• WHAT YOU SHOULD DO:
Word for word, extract the first line of the records below and each line after it, up to and including the line with "plt.rcParams['font.family'] = ['Noto". Pictures are left out.

(Rows from a dataset of charts and code)
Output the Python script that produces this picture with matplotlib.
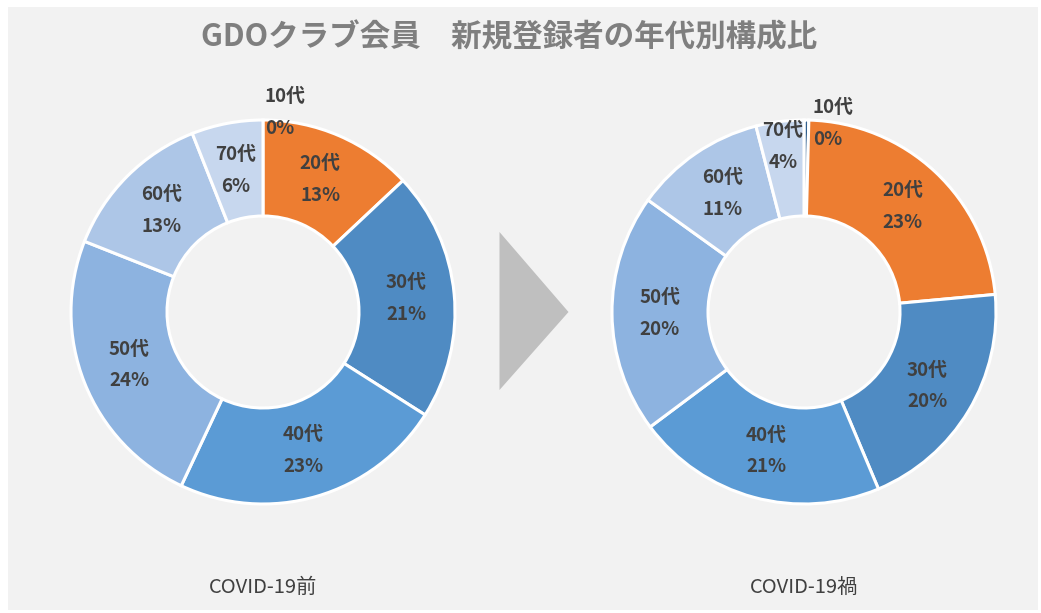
import numpy as np
import matplotlib.pyplot as plt
from matplotlib.patches import Polygon, Rectangle

plt.rcParams['font.family'] = ['Noto Sans CJK JP', 'DejaVu Sans']

# data
ages = ['10代', '20代', '30代', '40代', '50代', '60代', '70代']
before = [0.0, 13, 21, 23, 24, 13, 6]
during = [0.4, 23, 20, 21, 20, 11, 4]
colors = ['#2f5f8f', '#ed7d31', '#4f8bc3', '#5b9bd5', '#8db3e0', '#adc6e7', '#c7d7ee']
title = 'GDOクラブ会員　新規登録者の年代別構成比'
captions = ['COVID-19前', 'COVID-19禍']

W, H = 1041, 613
fig = plt.figure(figsize=(W / 100, H / 100), dpi=100)
ax = fig.add_axes([0, 0, 1, 1])
ax.set_xlim(0, W)
ax.set_ylim(0, H)
ax.set_aspect('equal')
ax.axis('off')

# grey panel
ax.add_patch(Rectangle((8, 3), W - 11, H - 10, facecolor='#f2f2f2', edgecolor='none', zorder=0))

R = 192
centers = [(263, H - 312), (804, H - 312)]
txt = '#404040'
lab_kw = dict(fontsize=13.5, color=txt, weight='bold', linespacing=1.85)


def donut(vals, c, cap):
    ax.pie(vals, colors=colors, center=c, radius=R, startangle=90, counterclock=False,
           wedgeprops=dict(width=R * 0.5, edgecolor='white', linewidth=2.2), frame=True)
    total = sum(vals)
    cum = 0
    for lab, v in zip(ages, vals):
        mid = np.deg2rad(90 - (cum + v / 2) / total * 360)
        cum += v
        s = f'{lab}\n{round(v / total * 100):.0f}%'
        if v < 1:
            # tiny slice: label sits just above the ring
            ax.text(c[0] + 2 + v * 17, c[1] + R * (1.04 - v * 0.15), s,
                    ha='left', va='center', **lab_kw)
        else:
            r = 0.87 if v < 5 else 0.75
            ax.text(c[0] + r * R * np.cos(mid), c[1] + r * R * np.sin(mid), s,
                    ha='center', va='center', **lab_kw)
    ax.text(c[0], 26, cap, ha='center', va='center', fontsize=14.5, color=txt)


donut(before, centers[0], captions[0])
donut(during, centers[1], captions[1])
ax.set_xlim(0, W)
ax.set_ylim(0, H)
ax.axis('off')

# arrow between the two charts
mx = (centers[0][0] + centers[1][0]) / 2
cy = centers[0][1]
ax.add_patch(Polygon([(mx - 34, cy + 80), (mx - 34, cy - 78), (mx + 35, cy)],
                     closed=True, facecolor='#bfbfbf', edgecolor='none'))

ax.text(W / 2 - 11, H - 37, title, ha='center', va='center', fontsize=22,
        color='#7f7f7f', weight='bold')

fig.savefig('out.png', dpi=100, facecolor='white')
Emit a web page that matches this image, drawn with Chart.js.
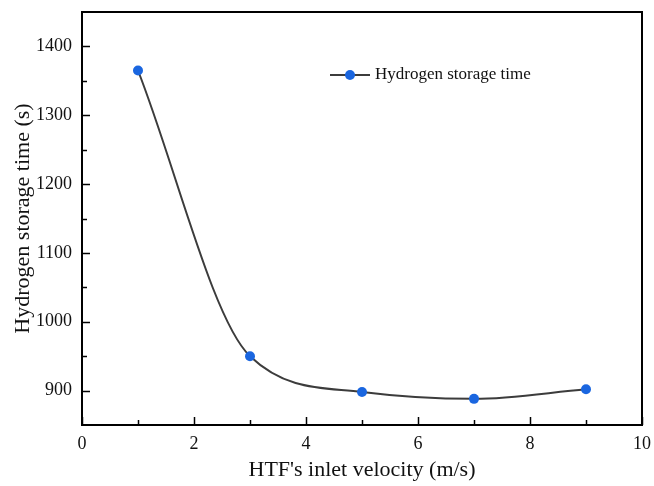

• WRITTEN SOLUTION:
Output the Python script that produces this picture with matplotlib.
import numpy as np
import matplotlib.pyplot as plt
from matplotlib.patches import Polygon, Rectangle

plt.rcParams['font.family'] = ['Noto Sans CJK JP', 'DejaVu Sans']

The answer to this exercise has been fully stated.